NEW ORLEANS — A Louisiana appeals court has denied an appeal by the Plaquemines Parish Department of Civil Service, the Plaquemines Parish Civil Service Commission and Civil Service Director Ellen Barrois in a case over the closure of a government office.
The Louisiana 4th Circuit Court of Appeals upheld the lower court's ruling from Jan. 9, saying the Plaquemines Parish Council and Plaquemines Parish government did not violate the state constitution when it closed a Civil Service Commission office.
The court added that the Plaquemines Parish government did not impair the Civil Service Department’s effective operation when it closed the office.
The case dates to September 2015 when the Civil Service Commission asked the trial court to issue an order that would stop the Plaquemines Parish government from closing the commission’s office in Belle Chasse.
In October 2016, a trial was held to address the appellants’ petition for temporary restraining order and a preliminary injunction to stop the office from closing down.
The court said it denied the restraining order because the appellants couldn’t prove that they suffered from injury, loss or damages.
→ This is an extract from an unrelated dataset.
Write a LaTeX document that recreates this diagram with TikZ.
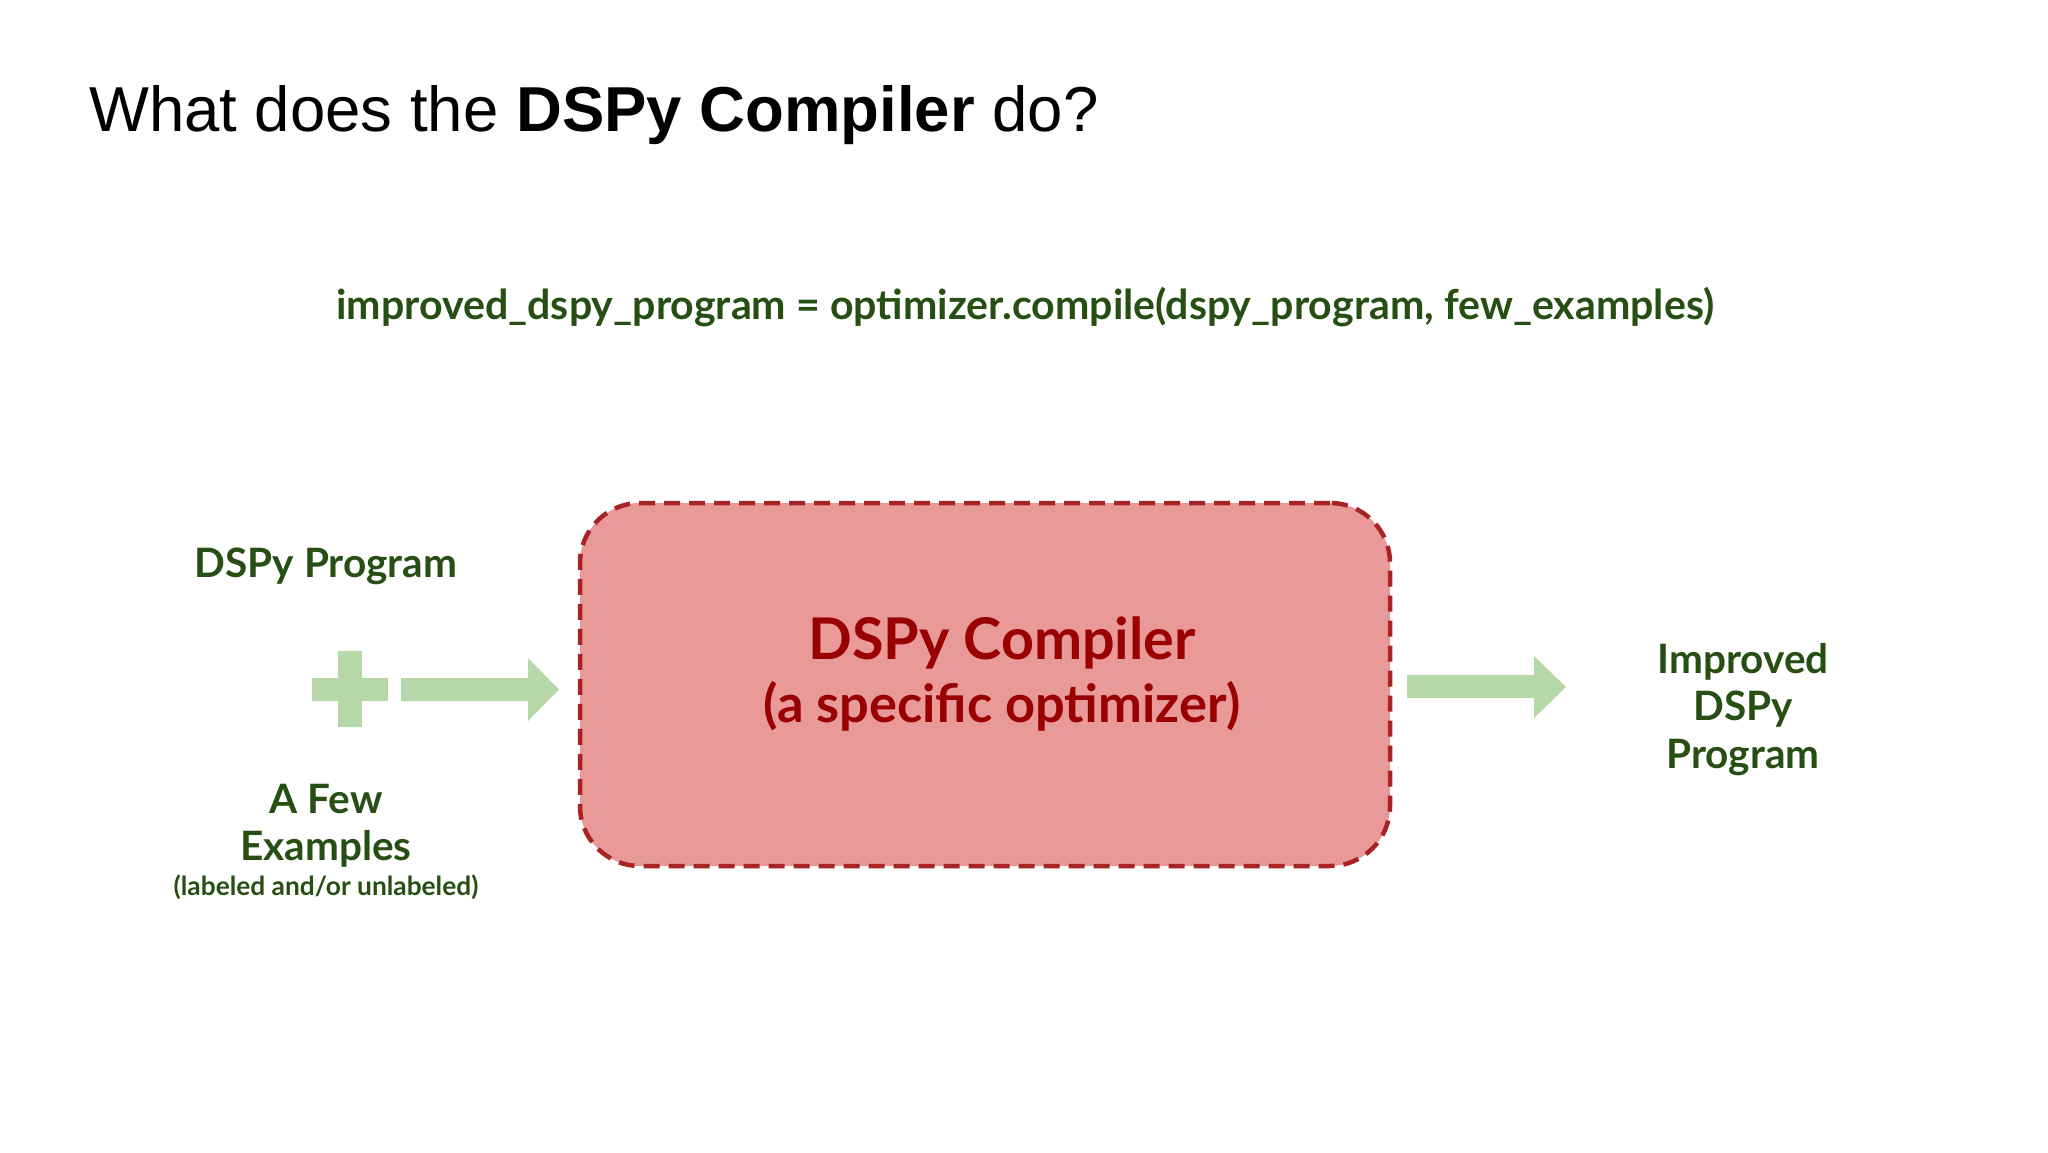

When the appellants filed a petition Sept. 14, 2015, they alleged that the council had unconstitutionally overreached its authority by ordering them to relocate the office. The court dismissed the claim, saying the plaintiffs were unable to prove that the relocation of the Department of Civil Service from Belle Chasse is an unlawful infringement.
When the office in Belle Chasse closed, the Civil Service Department was moved.
An ordinance was enacted so the Civil Service Department would be assigned office space in the Port Sulphur Government Building, room Numbers 211, 214, 215, 217 and the testing room would be located in the Port Sulphur Government Building, located at 8028 Hwy. 23, Port Sulphur.
The Civil Service Commission argued the move is inconvenient, and it affects their performance at work.
The trial court said the Port Sulphur offices may not be as conveniently located to Belle Chasse as the appellants wanted, but it shouldn't affect the commission's ability to work effectively.
"The Appellants have failed in their burden of proof, by clear and convincing evidence, that Council’s Ordinance No. 15-107 impaired the effective and efficient operation of the Department," the court said.
The court added that the commission has been relocated to many buildings throughout the years, including the Port Sulphur Government Building. Looking at how the Civil Service Commission was able to perform effectively in its previous stint at the Port Sulphur office, the court said the Civil Service Commission will not have problems working from there again.
“The Appellants never challenged the location of the Civil Service Department location in Port Sulphur from approximately 1997 through 2005 when Hurricane Katrina devastated the majority of Plaquemines Parish,” the court said. “The only challenge comes after this devastation and the necessary relocation to Belle Chasse."
The appellants’ argued that the trial court made a mistake when it decided not to stop the Plaquemines Parish government from closing the civil service office. The court said the Plaquemines Parish Civil Service didn’t have proof to back up its statement.